> **REQUIREMENT**
Print, word for word, the opening line of the data below and every line after it through the line that contains "from bokeh.resources import INLINE", but not the pictures.

━━━

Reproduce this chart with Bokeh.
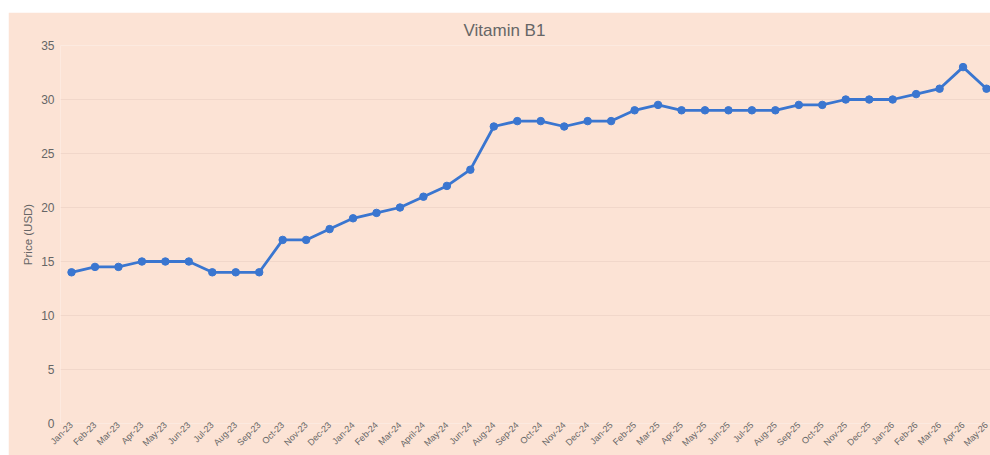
import math
from bokeh.plotting import figure
from bokeh.models import Range1d, FixedTicker, Spacer, ColumnDataSource
from bokeh.layouts import column, row
from bokeh.embed import file_html
from bokeh.resources import INLINE

months = ["Jan-23", "Feb-23", "Mar-23", "Apr-23", "May-23", "Jun-23", "Jul-23", "Aug-23",
          "Sep-23", "Oct-23", "Nov-23", "Dec-23", "Jan-24", "Feb-24", "Mar-24", "April-24",
          "May-24", "Jun-24", "Aug-24", "Sep-24", "Oct-24", "Nov-24", "Dec-24", "Jan-25",
          "Feb-25", "Mar-25", "Apr-25", "May-25", "Jun-25", "Jul-25", "Aug-25", "Sep-25",
          "Oct-25", "Nov-25", "Dec-25", "Jan-26", "Feb-26", "Mar-26", "Apr-26", "May-26"]
prices = [14, 14.5, 14.5, 15, 15, 15, 14, 14,
          14, 17, 17, 18, 19, 19.5, 20, 21,
          22, 23.5, 27.5, 28, 28, 27.5, 28, 28,
          29, 29.5, 29, 29, 29, 29, 29, 29.5,
          29.5, 30, 30, 30, 30.5, 31, 33, 31]
y_ticks = [0, 5, 10, 15, 20, 25, 30, 35]

BG = "#FCE3D5"
TXT = "#666666"
LINE = "#3A76D0"
GRID = "#F1D7CA"

idx = list(range(len(months)))
src = ColumnDataSource(dict(x=idx, y=prices, label=months))

p = figure(width=982, height=443, output_backend="svg", toolbar_location=None,
           x_range=Range1d(-0.47, len(months) - 1 + 0.17), y_range=Range1d(0, 35),
           min_border_left=52, min_border_right=0, min_border_top=32, min_border_bottom=32)
p.background_fill_color = BG
p.border_fill_color = BG
p.outline_line_color = None

p.title.text = "Vitamin B1"
p.title.align = "left"
p.title.offset = 403
p.title.text_font = "Liberation Sans"
p.title.text_font_size = "17px"
p.title.text_font_style = "normal"
p.title.text_color = TXT
p.title.standoff = 12

p.line("x", "y", source=src, line_color=LINE, line_width=2.8)
p.scatter("x", "y", source=src, size=7.5, fill_color=LINE, line_color=LINE)

xa = p.xaxis[0]
xa.ticker = FixedTicker(ticks=idx, minor_ticks=[i - 0.5 for i in range(len(months) + 1)])
xa.major_label_overrides = {i: m for i, m in enumerate(months)}
xa.major_label_orientation = math.pi / 4
xa.major_label_text_font = "Liberation Sans"
xa.major_label_text_font_size = "9px"
xa.major_label_text_color = TXT
xa.major_label_standoff = 0
xa.major_tick_out = 0
xa.major_tick_in = 0
xa.minor_tick_out = 0
xa.minor_tick_in = 0
xa.axis_line_color = None

ya = p.yaxis[0]
ya.ticker = FixedTicker(ticks=y_ticks)
ya.axis_label = "Price (USD)"
ya.axis_label_text_font = "Liberation Sans"
ya.axis_label_text_font_size = "11.5px"
ya.axis_label_text_font_style = "normal"
ya.axis_label_text_color = TXT
ya.axis_label_standoff = 4
ya.major_label_text_font = "Liberation Sans"
ya.major_label_text_font_size = "12px"
ya.major_label_text_color = TXT
ya.major_label_standoff = 6
ya.major_tick_out = 0
ya.major_tick_in = 0
ya.minor_tick_out = 0
ya.minor_tick_in = 0
ya.axis_line_color = None

p.xgrid.grid_line_color = None
p.ygrid.grid_line_color = GRID
p.ygrid.grid_line_width = 1

layout = column(Spacer(height=12, width=990), row(Spacer(width=8, height=443), p))

open("out.html", "w").write(file_html(layout, INLINE))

━━━

> **TASK ANSWER**
Reproduce this chart with Bokeh.
import math
from bokeh.plotting import figure
from bokeh.models import Range1d, FixedTicker, Spacer, ColumnDataSource
from bokeh.layouts import column, row
from bokeh.embed import file_html
from bokeh.resources import INLINE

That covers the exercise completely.